When I read David Moreau’s poem, “Borrowed Time,” in George Bilgere’s “Poetry Town” blog, I hadn’t known that the collection from which it was taken, Sex, Death, and Baseball, had been published in 2004. But not only did I admire the poem – a poem about death – the title of the collection was irresistible. In his commentary Bilgere wrote about the poem, I admire how this poem speaks to the two contradictory truths that define us: we all lead lives that are more or less the same. And we all lead lives that are utterly different. Naturally, I wanted to consider the collection more deeply; I wanted to write a review.

The love poems address married love, continual longing, the awakening of desire.  In “Light My Fire,” the poet recalls seeing the Doors on the Ed Sullivan Show, as an adolescent in 1967, acutely aware of the girls in his friend’s living room with whom he is watching, and he is mesmerized.

I saw them drooling and saw
the skinny breasts that hung down
inside of Jennie’s shirt as well.
I was Aladdin outside the cave
with no magic words and only
the vaguest idea of the treasure within.
And it was a long time after
sixth grade and Bradford, Pennsylvania,
before I would learn how to share
that incredible fire.

 In “Tantramar,” Moreau recalls “one year in Canada” when the poet and his wife stayed in a motel called “Tantramar,” also the name of a fort on the border of Nova Scotia and New Brunswick, how in the motel

we touched each other, entered the ancient dance.
And you became a wind that grows in strength
in the night, so that I was like a man who hears
a storm against the house, goes to the door
and opens it and finds it nearly pulled off the hinges,
the trees swaying violently and limbs down in the yard.
We entered that wind and I am grateful.

“The Truth About Marriage,” on the other hand, takes place two decades after their marriage, and all he can think about is sex. She’s lost interest in the passion, though, and only wants to be held.

The truth is that sex distracts me from death.
This pleasure so complete affirms the life
of our bodies.

And so death enters the stage! Sex and death (and baseball!), entwined like DNA, inseparable.

As well as “Borrowed Time,” the death poems include “Cultivating Joy” with its recurring line, “My new life begins this moment,” and an overheard conversation in “At the Diner”:

The old woman tells them,
“She had pain. She should
have told someone. She should
have called her son.”

The fact of death is overheard over a plate of haddock and beans. Equally prosaic, “For Roger Who Died at Work” and a poem called “Beverly,” about a woman in a home for the developmentally disabled who continually asks, “What is heaven like?” The section of death-themed poems ends, naturally, on “Fear.”

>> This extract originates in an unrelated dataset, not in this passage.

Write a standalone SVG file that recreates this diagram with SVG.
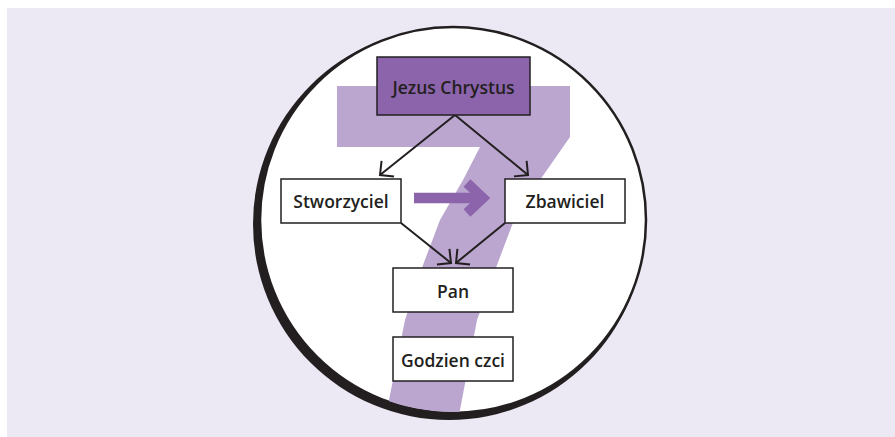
<svg xmlns="http://www.w3.org/2000/svg" width="895" height="437" viewBox="0 0 895 437">
<defs>
<style>
.box{stroke:#231f20;stroke-width:1.5}
.white{fill:#ffffff}
.lbl{font-family:"Open Sans","Noto Sans","Liberation Sans",sans-serif;font-size:17.5px;font-weight:600;fill:#231f20;text-anchor:middle}
.conn{stroke:#231f20;stroke-width:2;fill:none}
</style>
<marker id="ah" viewBox="-12 -12 14 24" markerWidth="14" markerHeight="24" refX="0" refY="0" orient="auto" markerUnits="userSpaceOnUse">
<path d="M-10,-10 L0,0 L-10,10" fill="none" stroke="#231f20" stroke-width="2"/>
</marker>
<clipPath id="cc"><circle cx="453" cy="220" r="192"/></clipPath>
</defs>
<rect x="0" y="0" width="895" height="437" fill="#ffffff"/>
<rect x="7" y="8" width="888" height="429" fill="#ece8f4"/>
<g id="badge">
<circle cx="449" cy="224" r="196" fill="#231f20"/>
<circle cx="453" cy="220" r="193" fill="#ffffff" stroke="#231f20" stroke-width="2.5"/>
<path clip-path="url(#cc)" fill="#bba6d0" d="M337,86 L570,86 L570,137 L540,180 L514,220 L497,265 L477,320 L460,410 L455,440 L382,440 L387,410 L405,320 L423,265 L440,220 L463,180 L480,147 L337,147 Z"/>
</g>
<g id="connectors">
<line class="conn" x1="455" y1="115" x2="380" y2="175" marker-end="url(#ah)"/>
<line class="conn" x1="455" y1="115" x2="528" y2="175" marker-end="url(#ah)"/>
<line class="conn" x1="401" y1="223" x2="451" y2="263" marker-end="url(#ah)"/>
<line class="conn" x1="505" y1="223" x2="456" y2="263" marker-end="url(#ah)"/>
<g id="transition-arrow">
<line x1="414" y1="198" x2="484" y2="198" stroke="#8c64ab" stroke-width="10.5"/>
<path d="M467,183 L483,198 L467,213" fill="none" stroke="#8c64ab" stroke-width="10"/>
</g>
</g>
<g id="jezus">
<rect class="box" x="377" y="57" width="153" height="58" fill="#8c64ab"/>
<text class="lbl" x="453.5" y="94">Jezus Chrystus</text>
</g>
<g id="stworzyciel">
<rect class="box white" x="281" y="179" width="120" height="44"/>
<text class="lbl" x="341" y="208">Stworzyciel</text>
</g>
<g id="zbawiciel">
<rect class="box white" x="505" y="179" width="120" height="44"/>
<text class="lbl" x="565" y="208">Zbawiciel</text>
</g>
<g id="pan">
<rect class="box white" x="393" y="268" width="120" height="44"/>
<text class="lbl" x="453" y="298">Pan</text>
</g>
<g id="godzien">
<rect class="box white" x="393" y="337" width="120" height="44"/>
<text class="lbl" x="453" y="367">Godzien czci</text>
</g>
</svg>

And this inevitably brings us to baseball, right?

A New Englander, Moreau lives in Maine and roots for the Red Sox. It’s important to remember that at the time Sex, Death, and Baseball was published, the Red Sox still had not won a World Series championship in nearly a century, though they would that very year. “The Curse of the Bambino” poignantly hung over Boston baseball for eighty-six years. Indeed, the poems, “A History of Wanting” and “Hope” are saturated with the disappointment of “Red Sox Nation,” though the first, after recounting all the heartbreaking losses – Yaz popping up to Bucky Dent in 1978, Bill Buckner flubbing a ground ball in 1986 and all the rest (Dalton Jones, Jeff Sellers, Jim Lonborg) – the poem ends, “When

the Red Sox win the World Series we will lose
a great knowledge of wanting.”
But already I see the fastball thrown belt high
to Ortiz with bases loaded and think,
this year, this year. 

And indeed, the Red Sox finally broke the curse in the 2004 season. Just as Hemingway elevated bullfighting to a metaphysical plane, a meta-drama about “death in the afternoon,” so Moreau depicts the drama of the Red Sox fans of yore, the knowledge of wanting, the annual disappointments. But now, three World Series championships under their belt, the Red Sox are just another ballclub playing out the season.Ditto the Cubs. In “Hope” it’s his ancient great uncle who carried that weight of hope for his star-crossed team.

Sex, Death, and Baseball may indeed be the great triumvirate that explains the simple riddle of existence. Moreau’s poems are full of such convincing honesty.